I have spoken before about how procurement staff can be the gatekeepers that can drive continuous improvement in environmental and corporate social responsibility up and down the product value chain. Here a few tips again on how to green the procurement value chain:

  1. Conduct a spend analysis and ID which product categories may have greatest environmental impact
  2. Engage  designers, production and transportation department staff and explore  the entire spectrum of the supply network costs and value chain of a  products life cycle.  Explore if the product, process or supplier is creating unnecessary wastes, risks or avoidable costs
  3. Identify alternative products to replace materials creating negative life cycle impacts
  4. Engage your suppliers and evaluate what steps they are taking to lower the environmental footprint of their products.
  5. Purchase products that disclose their environmental attributes (eco-labeling).
  6. Audit and engage suppliers to understand and more accurately evaluate their environmental performance.
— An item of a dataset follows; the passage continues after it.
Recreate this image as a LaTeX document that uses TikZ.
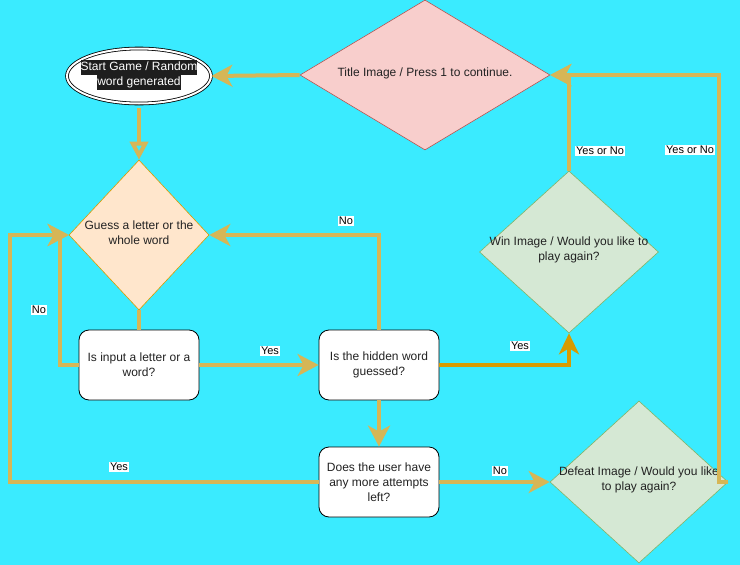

Collaboration and transparency with suppliers creates “reciprocal value creation” in the supply chain, where both suppliers and customers are better equipped and enabled to  recognize and quantify each other’s value contributions to a successful,  green supply chain.
  7. Work with suppliers to help them reduce environmental impacts through changes in product design and materials use.
  8. Engage in Product stewardship: Active management of all aspects of the product from raw materials to final disposal

So what’s the ‘bottom line’ on sustainable procurement?  The answer can be  lower costs, increased sales and revenue growth opportunities, enhanced  reputation and risk management, leading to increased market share.  These are all achievable targets that great, smart businesses should aspire to in 2011 and beyond.

Start making the business case- it’s payback time!